WORK TO BE COMPLETED: Transcribe the records below from the first line to the line that includes "from matplotlib.ticker import MultipleLocator", inclusive, and omit the pictures.
╔══
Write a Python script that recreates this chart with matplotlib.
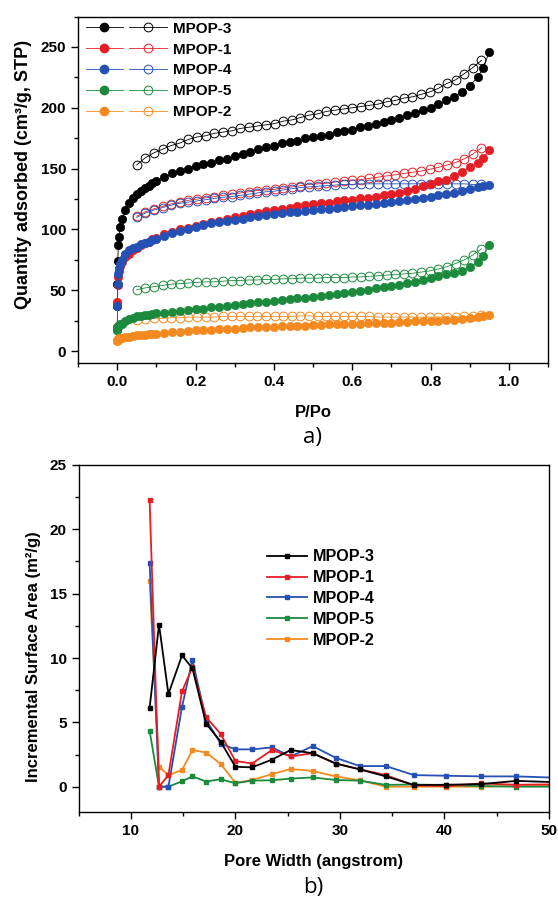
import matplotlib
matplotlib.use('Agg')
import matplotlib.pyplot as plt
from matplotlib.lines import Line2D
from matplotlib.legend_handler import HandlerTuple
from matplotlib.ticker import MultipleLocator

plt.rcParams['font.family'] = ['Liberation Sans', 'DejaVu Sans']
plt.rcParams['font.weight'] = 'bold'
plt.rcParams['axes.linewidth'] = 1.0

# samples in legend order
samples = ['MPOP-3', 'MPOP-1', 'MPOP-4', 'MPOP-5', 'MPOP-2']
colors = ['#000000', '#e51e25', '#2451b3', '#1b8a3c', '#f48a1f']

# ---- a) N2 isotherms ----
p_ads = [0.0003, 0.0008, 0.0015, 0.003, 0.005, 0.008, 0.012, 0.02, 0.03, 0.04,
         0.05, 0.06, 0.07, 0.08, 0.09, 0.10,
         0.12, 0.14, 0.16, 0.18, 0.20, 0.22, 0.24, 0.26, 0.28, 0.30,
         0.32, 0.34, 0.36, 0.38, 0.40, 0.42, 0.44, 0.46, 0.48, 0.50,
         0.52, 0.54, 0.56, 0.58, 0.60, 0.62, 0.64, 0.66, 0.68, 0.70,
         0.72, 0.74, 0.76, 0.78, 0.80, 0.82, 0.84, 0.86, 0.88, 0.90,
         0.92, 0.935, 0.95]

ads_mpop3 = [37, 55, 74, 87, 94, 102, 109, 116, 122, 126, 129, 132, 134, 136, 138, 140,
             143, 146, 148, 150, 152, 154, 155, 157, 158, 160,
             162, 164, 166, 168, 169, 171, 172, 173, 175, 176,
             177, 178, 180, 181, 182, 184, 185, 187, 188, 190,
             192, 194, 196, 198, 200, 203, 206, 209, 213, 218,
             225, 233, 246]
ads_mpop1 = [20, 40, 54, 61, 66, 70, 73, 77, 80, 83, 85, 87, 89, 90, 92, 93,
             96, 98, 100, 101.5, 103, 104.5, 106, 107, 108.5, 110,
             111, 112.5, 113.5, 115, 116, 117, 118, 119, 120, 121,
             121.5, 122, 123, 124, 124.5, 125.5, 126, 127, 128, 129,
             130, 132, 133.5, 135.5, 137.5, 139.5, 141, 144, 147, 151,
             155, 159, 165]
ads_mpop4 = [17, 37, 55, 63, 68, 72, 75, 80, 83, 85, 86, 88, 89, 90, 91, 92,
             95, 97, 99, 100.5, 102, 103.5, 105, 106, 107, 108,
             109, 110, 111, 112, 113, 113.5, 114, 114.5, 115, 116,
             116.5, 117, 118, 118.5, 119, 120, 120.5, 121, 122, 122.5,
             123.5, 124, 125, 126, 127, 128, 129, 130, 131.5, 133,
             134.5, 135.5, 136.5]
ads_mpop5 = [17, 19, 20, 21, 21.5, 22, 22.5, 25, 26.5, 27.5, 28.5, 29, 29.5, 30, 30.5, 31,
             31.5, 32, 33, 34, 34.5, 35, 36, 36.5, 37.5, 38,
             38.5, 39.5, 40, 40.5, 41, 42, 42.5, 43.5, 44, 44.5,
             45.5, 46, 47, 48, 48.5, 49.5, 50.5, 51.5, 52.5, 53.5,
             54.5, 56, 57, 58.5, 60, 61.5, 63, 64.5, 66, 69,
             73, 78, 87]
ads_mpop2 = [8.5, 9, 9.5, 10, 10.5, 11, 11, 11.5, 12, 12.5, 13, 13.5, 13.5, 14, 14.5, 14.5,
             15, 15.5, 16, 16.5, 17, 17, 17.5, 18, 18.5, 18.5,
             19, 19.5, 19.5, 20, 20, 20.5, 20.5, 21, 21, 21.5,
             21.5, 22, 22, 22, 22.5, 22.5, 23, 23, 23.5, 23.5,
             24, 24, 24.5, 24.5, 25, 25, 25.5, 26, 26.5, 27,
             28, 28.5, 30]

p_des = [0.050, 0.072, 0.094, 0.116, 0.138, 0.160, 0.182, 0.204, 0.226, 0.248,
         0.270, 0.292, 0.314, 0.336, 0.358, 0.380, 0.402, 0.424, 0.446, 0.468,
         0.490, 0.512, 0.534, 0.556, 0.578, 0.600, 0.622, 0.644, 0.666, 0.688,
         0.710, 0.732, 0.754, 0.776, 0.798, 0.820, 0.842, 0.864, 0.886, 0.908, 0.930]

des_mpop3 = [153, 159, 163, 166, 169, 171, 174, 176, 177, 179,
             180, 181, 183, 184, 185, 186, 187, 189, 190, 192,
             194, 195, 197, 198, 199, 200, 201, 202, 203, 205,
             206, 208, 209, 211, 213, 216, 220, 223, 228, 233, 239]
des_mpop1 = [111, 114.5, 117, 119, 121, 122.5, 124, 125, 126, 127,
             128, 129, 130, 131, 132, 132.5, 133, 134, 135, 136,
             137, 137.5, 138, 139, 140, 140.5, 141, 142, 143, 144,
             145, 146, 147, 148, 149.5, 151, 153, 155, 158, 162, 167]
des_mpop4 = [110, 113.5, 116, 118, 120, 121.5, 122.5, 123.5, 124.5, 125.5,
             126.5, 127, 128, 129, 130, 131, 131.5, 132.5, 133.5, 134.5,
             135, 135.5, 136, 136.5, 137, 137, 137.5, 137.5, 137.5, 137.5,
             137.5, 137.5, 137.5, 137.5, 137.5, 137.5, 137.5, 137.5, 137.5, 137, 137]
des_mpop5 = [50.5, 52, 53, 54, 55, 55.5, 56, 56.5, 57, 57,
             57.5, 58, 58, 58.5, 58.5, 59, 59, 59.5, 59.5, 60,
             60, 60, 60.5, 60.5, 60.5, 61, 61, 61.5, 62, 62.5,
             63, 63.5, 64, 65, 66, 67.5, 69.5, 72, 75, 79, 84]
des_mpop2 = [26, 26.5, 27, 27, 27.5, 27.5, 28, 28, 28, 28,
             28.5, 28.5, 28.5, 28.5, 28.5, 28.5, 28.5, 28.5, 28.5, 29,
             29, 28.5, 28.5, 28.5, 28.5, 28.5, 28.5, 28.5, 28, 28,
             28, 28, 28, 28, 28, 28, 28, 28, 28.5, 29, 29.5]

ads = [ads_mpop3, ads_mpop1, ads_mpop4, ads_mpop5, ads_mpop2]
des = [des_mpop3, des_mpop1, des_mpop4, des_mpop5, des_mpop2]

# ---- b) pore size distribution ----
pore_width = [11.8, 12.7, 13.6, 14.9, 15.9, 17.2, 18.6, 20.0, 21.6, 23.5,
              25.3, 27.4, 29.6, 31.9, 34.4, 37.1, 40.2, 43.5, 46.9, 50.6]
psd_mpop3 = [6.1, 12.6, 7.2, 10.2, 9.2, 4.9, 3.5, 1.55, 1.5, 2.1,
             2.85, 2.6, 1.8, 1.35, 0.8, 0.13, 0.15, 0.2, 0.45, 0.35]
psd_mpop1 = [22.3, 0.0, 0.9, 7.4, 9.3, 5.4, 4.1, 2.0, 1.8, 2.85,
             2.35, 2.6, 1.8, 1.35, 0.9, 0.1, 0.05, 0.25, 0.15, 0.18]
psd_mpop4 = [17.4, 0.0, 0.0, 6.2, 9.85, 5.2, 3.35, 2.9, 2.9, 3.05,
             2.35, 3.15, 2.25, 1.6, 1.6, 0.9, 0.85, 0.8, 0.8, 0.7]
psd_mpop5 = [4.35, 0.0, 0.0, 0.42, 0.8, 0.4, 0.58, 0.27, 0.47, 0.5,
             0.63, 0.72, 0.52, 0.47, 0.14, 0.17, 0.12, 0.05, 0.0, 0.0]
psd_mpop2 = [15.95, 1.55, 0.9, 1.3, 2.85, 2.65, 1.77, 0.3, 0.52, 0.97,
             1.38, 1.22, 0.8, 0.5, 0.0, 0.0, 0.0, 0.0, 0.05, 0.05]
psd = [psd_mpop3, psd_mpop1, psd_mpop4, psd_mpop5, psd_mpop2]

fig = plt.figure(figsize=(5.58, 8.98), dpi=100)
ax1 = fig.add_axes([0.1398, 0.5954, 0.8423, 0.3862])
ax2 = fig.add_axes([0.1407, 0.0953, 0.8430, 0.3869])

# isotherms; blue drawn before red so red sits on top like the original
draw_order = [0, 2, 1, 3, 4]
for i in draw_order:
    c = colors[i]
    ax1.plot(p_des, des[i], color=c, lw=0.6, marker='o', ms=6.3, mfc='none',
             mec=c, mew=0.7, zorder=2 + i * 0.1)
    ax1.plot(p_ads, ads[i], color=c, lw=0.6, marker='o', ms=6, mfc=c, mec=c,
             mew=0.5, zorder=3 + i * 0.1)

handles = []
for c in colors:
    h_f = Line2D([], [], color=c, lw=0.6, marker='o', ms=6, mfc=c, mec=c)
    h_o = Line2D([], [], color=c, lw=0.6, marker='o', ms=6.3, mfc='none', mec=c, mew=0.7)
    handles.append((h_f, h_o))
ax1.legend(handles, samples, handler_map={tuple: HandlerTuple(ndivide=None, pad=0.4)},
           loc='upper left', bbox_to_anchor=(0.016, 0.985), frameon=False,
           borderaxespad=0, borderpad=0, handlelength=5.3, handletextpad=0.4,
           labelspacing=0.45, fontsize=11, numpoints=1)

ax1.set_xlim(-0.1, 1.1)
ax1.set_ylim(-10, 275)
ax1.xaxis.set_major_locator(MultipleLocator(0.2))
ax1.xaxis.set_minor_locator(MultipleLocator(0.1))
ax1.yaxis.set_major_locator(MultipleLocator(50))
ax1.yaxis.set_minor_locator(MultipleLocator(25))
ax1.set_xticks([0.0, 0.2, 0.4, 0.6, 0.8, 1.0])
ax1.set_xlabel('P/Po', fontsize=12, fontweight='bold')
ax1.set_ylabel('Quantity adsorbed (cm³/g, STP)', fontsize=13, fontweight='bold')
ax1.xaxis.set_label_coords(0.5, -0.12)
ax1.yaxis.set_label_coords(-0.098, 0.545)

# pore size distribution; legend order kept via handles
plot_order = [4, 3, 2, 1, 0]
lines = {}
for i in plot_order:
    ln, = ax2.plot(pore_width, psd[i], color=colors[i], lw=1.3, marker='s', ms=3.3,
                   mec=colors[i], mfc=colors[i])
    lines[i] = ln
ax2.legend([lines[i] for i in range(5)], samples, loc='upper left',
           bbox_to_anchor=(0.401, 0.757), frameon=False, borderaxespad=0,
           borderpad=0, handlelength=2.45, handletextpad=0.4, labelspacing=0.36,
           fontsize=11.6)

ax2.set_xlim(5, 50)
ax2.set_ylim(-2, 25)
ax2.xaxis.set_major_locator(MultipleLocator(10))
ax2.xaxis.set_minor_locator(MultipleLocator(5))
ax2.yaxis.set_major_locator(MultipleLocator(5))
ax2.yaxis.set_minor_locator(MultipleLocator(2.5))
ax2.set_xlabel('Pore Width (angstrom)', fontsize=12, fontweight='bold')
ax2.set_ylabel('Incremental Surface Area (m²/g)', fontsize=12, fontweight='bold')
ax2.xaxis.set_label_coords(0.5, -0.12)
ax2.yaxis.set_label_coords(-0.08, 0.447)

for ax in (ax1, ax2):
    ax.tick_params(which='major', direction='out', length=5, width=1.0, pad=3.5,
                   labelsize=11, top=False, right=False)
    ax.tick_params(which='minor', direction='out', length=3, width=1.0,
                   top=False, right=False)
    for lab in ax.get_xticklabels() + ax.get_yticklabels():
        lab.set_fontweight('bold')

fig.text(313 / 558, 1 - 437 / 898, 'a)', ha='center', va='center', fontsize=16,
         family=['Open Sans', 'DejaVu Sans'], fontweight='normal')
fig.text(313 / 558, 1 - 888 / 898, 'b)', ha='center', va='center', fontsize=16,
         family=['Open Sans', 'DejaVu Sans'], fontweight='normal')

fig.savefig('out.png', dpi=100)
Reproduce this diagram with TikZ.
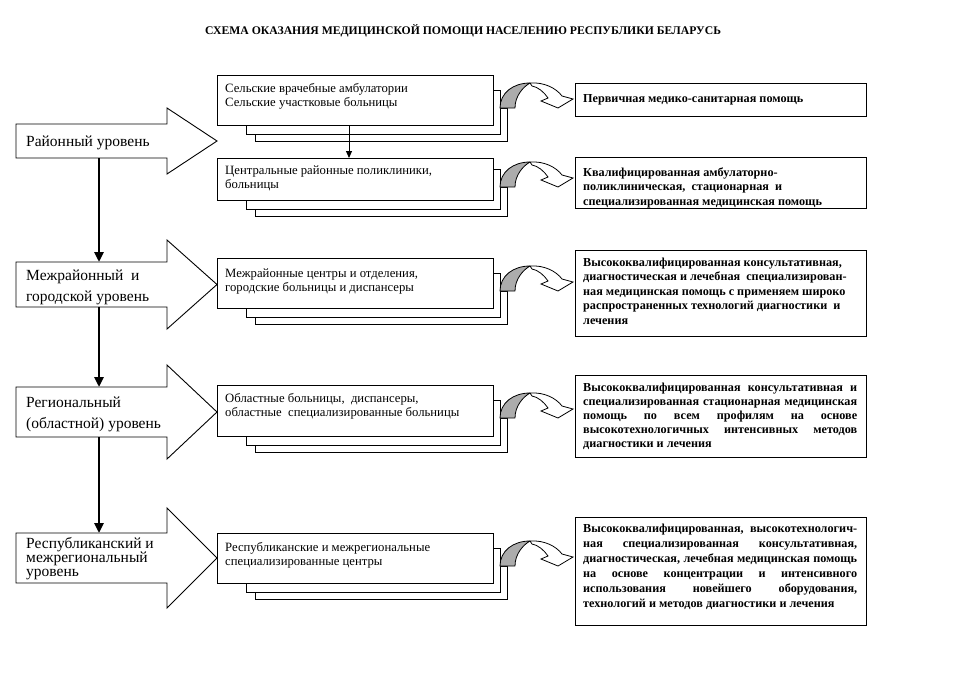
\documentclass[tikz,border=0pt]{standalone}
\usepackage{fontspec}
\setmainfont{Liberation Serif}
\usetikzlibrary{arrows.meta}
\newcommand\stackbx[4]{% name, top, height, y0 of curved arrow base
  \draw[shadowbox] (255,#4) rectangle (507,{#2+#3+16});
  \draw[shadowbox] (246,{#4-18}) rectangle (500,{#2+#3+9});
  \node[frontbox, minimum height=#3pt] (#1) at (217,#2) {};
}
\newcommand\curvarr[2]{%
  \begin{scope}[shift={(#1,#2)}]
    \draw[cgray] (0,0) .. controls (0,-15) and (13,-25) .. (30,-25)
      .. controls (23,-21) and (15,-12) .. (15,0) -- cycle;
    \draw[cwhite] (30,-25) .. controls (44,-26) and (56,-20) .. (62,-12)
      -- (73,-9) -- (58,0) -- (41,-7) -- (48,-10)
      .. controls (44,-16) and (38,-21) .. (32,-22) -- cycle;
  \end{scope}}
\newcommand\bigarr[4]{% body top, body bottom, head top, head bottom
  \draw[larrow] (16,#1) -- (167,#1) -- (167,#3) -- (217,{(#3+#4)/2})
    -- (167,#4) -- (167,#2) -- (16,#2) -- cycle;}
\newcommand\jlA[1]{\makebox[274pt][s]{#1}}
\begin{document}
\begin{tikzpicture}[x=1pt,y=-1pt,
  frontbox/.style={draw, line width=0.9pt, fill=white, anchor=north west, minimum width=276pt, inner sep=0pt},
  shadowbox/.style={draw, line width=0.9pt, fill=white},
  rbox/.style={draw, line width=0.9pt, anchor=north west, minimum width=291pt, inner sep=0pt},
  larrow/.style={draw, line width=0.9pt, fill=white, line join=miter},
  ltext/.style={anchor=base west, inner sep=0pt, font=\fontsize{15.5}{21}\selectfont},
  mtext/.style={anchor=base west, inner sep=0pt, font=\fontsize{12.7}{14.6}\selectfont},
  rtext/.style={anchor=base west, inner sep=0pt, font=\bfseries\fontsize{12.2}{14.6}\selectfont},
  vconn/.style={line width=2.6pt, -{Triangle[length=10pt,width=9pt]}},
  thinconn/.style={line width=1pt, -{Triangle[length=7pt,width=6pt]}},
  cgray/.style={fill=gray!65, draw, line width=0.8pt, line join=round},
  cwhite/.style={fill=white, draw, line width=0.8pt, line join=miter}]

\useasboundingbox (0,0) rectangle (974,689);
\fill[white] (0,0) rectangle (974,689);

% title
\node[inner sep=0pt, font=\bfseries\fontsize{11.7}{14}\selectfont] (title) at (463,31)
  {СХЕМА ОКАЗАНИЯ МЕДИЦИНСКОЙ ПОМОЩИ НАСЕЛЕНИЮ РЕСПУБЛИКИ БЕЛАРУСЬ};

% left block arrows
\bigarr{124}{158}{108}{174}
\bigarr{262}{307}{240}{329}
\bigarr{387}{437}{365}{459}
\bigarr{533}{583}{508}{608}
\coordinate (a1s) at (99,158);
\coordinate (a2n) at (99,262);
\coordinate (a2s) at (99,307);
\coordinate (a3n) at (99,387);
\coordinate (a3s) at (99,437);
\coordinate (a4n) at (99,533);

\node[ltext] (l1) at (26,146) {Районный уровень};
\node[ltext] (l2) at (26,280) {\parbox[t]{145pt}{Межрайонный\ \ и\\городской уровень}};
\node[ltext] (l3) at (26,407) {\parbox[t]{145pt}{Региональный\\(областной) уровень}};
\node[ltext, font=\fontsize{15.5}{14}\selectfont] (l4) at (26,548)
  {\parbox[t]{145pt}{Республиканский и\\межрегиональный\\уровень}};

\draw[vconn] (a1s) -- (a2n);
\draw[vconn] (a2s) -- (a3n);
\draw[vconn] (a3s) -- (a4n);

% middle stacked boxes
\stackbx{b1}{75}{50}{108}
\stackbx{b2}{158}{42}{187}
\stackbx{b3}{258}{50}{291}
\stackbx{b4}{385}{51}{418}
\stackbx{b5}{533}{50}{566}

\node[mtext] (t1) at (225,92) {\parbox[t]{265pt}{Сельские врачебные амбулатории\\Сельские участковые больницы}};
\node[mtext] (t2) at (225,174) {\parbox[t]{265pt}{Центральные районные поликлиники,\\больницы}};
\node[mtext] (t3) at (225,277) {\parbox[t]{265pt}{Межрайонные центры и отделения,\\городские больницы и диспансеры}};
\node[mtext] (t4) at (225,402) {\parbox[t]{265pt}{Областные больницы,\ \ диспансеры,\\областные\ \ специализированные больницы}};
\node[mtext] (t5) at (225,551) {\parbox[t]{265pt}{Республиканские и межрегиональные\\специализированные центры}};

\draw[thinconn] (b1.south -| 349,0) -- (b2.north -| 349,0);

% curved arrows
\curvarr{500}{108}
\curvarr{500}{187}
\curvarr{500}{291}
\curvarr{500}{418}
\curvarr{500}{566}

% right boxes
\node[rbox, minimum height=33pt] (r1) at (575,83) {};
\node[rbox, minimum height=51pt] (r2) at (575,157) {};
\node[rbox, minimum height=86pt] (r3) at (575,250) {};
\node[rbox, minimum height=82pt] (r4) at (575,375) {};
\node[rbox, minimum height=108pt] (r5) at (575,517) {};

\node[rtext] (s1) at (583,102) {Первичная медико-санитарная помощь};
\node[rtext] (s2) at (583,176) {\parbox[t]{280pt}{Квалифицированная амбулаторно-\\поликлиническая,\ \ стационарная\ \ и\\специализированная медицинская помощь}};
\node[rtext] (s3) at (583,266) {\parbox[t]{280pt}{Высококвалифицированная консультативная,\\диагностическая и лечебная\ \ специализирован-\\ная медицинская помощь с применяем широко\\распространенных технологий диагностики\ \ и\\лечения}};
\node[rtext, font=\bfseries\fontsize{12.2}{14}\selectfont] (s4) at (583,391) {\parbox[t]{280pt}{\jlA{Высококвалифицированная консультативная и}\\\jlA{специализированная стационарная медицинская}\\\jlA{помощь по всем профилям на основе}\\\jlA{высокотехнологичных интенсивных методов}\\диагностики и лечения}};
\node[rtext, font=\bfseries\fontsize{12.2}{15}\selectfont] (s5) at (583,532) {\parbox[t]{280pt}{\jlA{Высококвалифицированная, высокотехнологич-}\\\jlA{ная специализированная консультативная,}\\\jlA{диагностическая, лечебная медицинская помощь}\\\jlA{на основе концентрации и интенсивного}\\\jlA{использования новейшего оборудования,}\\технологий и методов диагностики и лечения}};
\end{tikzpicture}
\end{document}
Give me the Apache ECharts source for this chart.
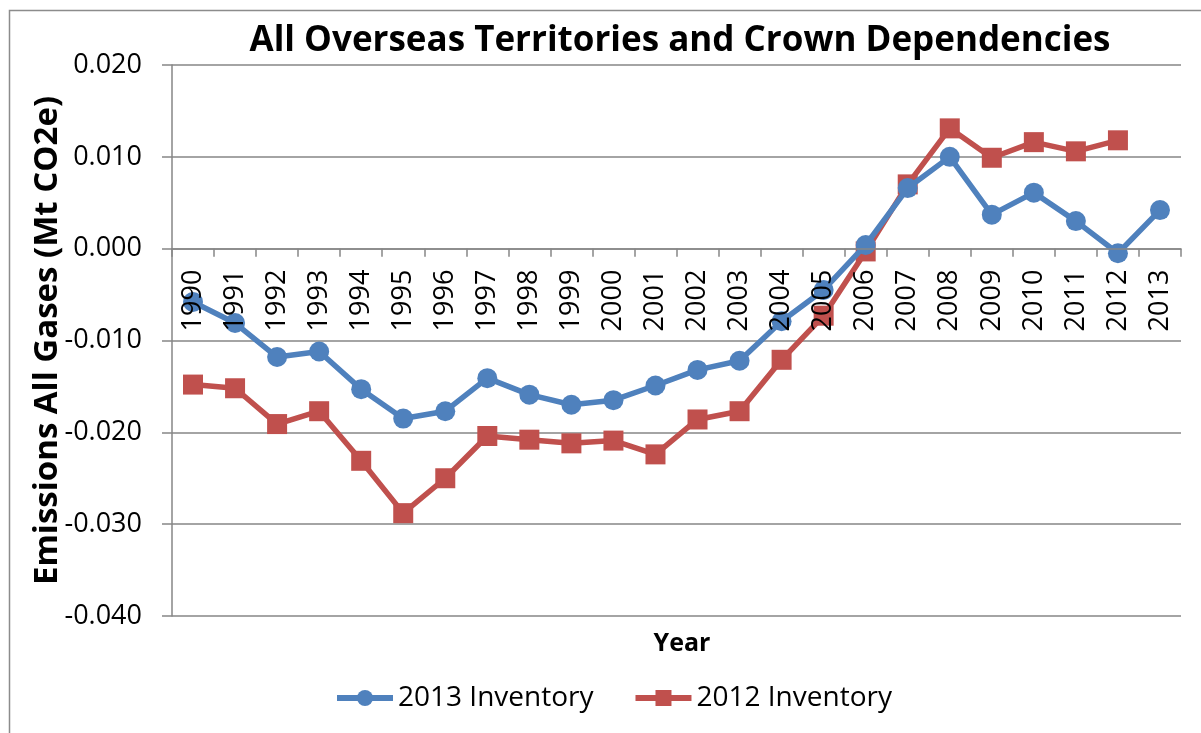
╚══
SOLUTION TO THIS PROBLEM:
Write a Python script that recreates this chart with matplotlib.
import matplotlib
matplotlib.use('Agg')
import matplotlib.pyplot as plt
from matplotlib.lines import Line2D
from matplotlib.legend_handler import HandlerTuple
from matplotlib.ticker import MultipleLocator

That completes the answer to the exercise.